A: The primary difference lies in their working and burst pressure ratings. R8 hoses offer higher pressure capabilities (840 PSI working, 2520 PSI burst) compared to R7 hoses (700 PSI working, 2100 PSI burst). Selection should be based on the maximum system pressure, with a safety margin incorporated. Using an R8 hose in a lower-pressure system is acceptable, but an R7 hose in a system exceeding its pressure rating is unsafe and will lead to failure.
Q: How does temperature affect the performance and lifespan of these hoses?
A: Extreme temperatures – both high and low – can significantly degrade hose performance. High temperatures accelerate oxidation and hardening of the rubber compounds, reducing flexibility and increasing the risk of cracking. Low temperatures can cause the rubber to become brittle and less resilient. The specified temperature range (-40°F to +212°F) should not be exceeded. Continuous operation at the upper or lower limits of the temperature range will shorten the hose's lifespan.
Q: What fluid compatibility considerations are important when selecting a polyester braid hose?
A: The inner tube material must be compatible with the hydraulic fluid being used. NBR is generally compatible with petroleum-based hydraulic fluids, while CHP offers broader compatibility, including phosphate ester fluids. Exposure to incompatible fluids can cause the inner tube to swell, soften, or degrade, leading to leaks and failure. Always consult a fluid compatibility chart before selecting a hose.
Q: What is the correct procedure for crimping fittings onto polyester braid hose?
A: Proper crimping is critical for a secure and leak-free connection. The crimping process must be performed using a calibrated crimping machine and the correct die set for the hose and fitting combination.

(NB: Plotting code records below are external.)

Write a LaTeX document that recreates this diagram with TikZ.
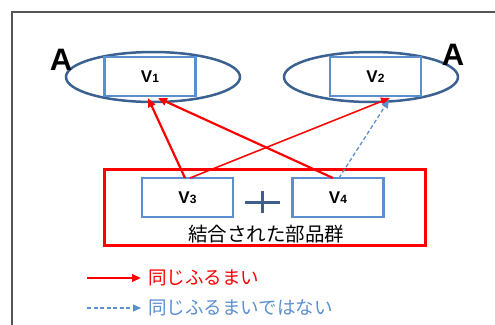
\documentclass[tikz,border=0pt]{standalone}
\usepackage{fontspec}
\setmainfont{Liberation Sans}
\newfontfamily\jp{Noto Sans CJK JP}
\usetikzlibrary{shapes.geometric,arrows.meta}
\definecolor{ellblue}{HTML}{3A6190}
\definecolor{boxblue}{HTML}{5B8FD0}
\definecolor{plusblue}{HTML}{3F5F8A}
\definecolor{framegray}{HTML}{555555}
\tikzset{
  ell/.style={draw=ellblue, line width=2.5pt, ellipse, minimum width=174pt, minimum height=50pt, inner sep=0pt},
  vbox/.style={draw=boxblue, fill=white, line width=2.4pt, minimum width=91pt, minimum height=39pt, inner sep=0pt, font=\fontsize{17}{19}\selectfont\bfseries},
  grp/.style={draw=red, line width=3pt, minimum width=321pt, minimum height=76pt, inner sep=0pt},
  same/.style={draw=red, line width=2.2pt, -{Triangle[length=9pt,width=7.5pt]}},
  samethin/.style={draw=red, line width=1.5pt, -{Triangle[length=9pt,width=7.5pt]}},
  notsame/.style={draw=boxblue, line width=1.3pt, dashed, dash pattern=on 4pt off 2.5pt, -{Triangle[length=8pt,width=7pt]}},
  bigA/.style={font=\fontsize{31}{33}\selectfont\bfseries, inner sep=0pt},
  jptext/.style={font=\jp\fontsize{19.5}{21}\selectfont, inner sep=0pt},
  legtext/.style={font=\jp\fontsize{18.5}{20}\selectfont, inner sep=0pt, anchor=west},
}
\begin{document}
\begin{tikzpicture}[x=1pt,y=-1pt]
\useasboundingbox (0,0) rectangle (495,324);
% frame
\draw[framegray, line width=1.5pt] (12,330) -- (12,12) -- (500,12);
% ellipses
\node[ell] (e1) at (153,77) {};
\node[ell] (e2) at (371,77) {};
\node[vbox] (v1) at (150,76.5) {V{\fontsize{12}{13}\selectfont 1}};
\node[vbox] (v2) at (375.5,76.5) {V{\fontsize{12}{13}\selectfont 2}};
\node[bigA] (a1) at (61,60) {A};
\node[bigA] (a2) at (453,55) {A};
% group
\node[grp] (g) at (264.5,207) {};
\node[vbox] (v3) at (187.5,197.5) {V{\fontsize{12}{13}\selectfont 3}};
\node[vbox] (v4) at (338,197.5) {V{\fontsize{12}{13}\selectfont 4}};
\node[inner sep=0pt, minimum width=34pt, minimum height=22pt] (plus) at (262.5,202) {};
\draw[plusblue, line width=3pt] (plus.west) -- (plus.east);
\draw[plusblue, line width=3pt] (plus.north) -- (plus.south);
\node[jptext] (gl) at (266,234) {結合された部品群};
% arrow endpoints
\coordinate (s31) at (185,178);
\coordinate (s32) at (190,178);
\coordinate (s41) at (333,178);
\coordinate (s42) at (339,178);
\coordinate (t11) at (148,98);
\coordinate (t12) at (158,98);
\coordinate (t21) at (390,98);
\coordinate (t22) at (389,100);
\draw[same] (s31) -- (t11);
\draw[same] (s41) -- (t12);
\draw[samethin] (s32) -- (t21);
\draw[notsame] (s42) -- (t22);
% legend
\coordinate (l1a) at (87,278);
\coordinate (l1b) at (141,278);
\coordinate (l2a) at (87,308);
\coordinate (l2b) at (141,308);
\draw[same] (l1a) -- (l1b);
\draw[notsame] (l2a) -- (l2b);
\node[legtext, text=red] (lt1) at (148,278) {同じふるまい};
\node[legtext, text=boxblue] (lt2) at (148,308) {同じふるまいではない};
\end{tikzpicture}
\end{document}
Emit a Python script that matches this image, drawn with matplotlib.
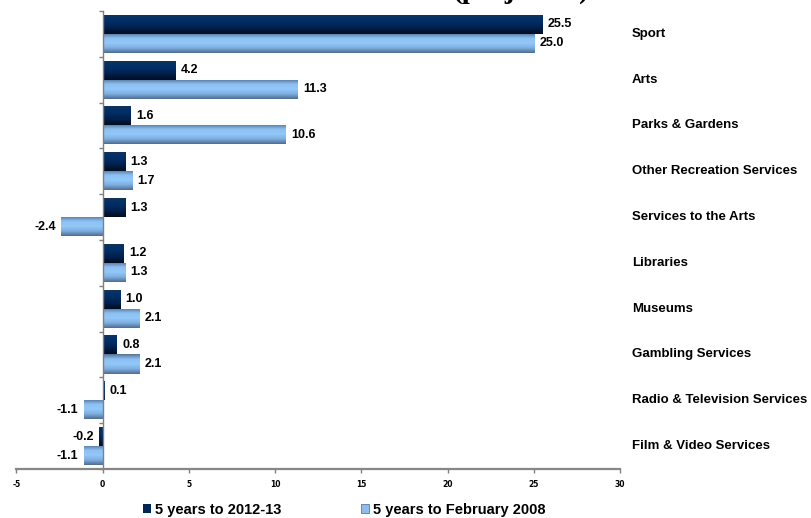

Over-crimping can damage the reinforcement layers, while under-crimping can result in slippage and leaks. Visual inspection of the crimp is essential to ensure full engagement of the fitting.
Q: How can I identify signs of potential hose failure before a catastrophic event occurs?
A: Regular visual inspections are key. Look for signs of abrasion, cracking (especially near fittings), swelling, discoloration, or leaks. Also, monitor for changes in hose flexibility. Any indication of damage or degradation should prompt immediate hose replacement. Conducting periodic pressure testing can also help identify potential weaknesses.
Conclusion
Custom polyester yarn braid R7 and R8 hoses are essential components in hydraulic systems, offering a balance of pressure capability, flexibility, and durability. Their performance is critically dependent on material selection, manufacturing precision, and proper application. Understanding the underlying material science, potential failure modes, and relevant industry standards (SAE J517, ISO 6898) is paramount for ensuring safe and reliable operation.
Continued advancements in materials and manufacturing techniques will likely focus on enhancing hose lifespan, reducing weight, and improving resistance to aggressive fluids and extreme temperatures. Implementing robust maintenance programs, including regular inspections and proactive replacement, remains crucial for maximizing system uptime and minimizing the risk of costly failures. Careful consideration of all technical specifications and operating conditions is essential for optimal hose selection and longevity.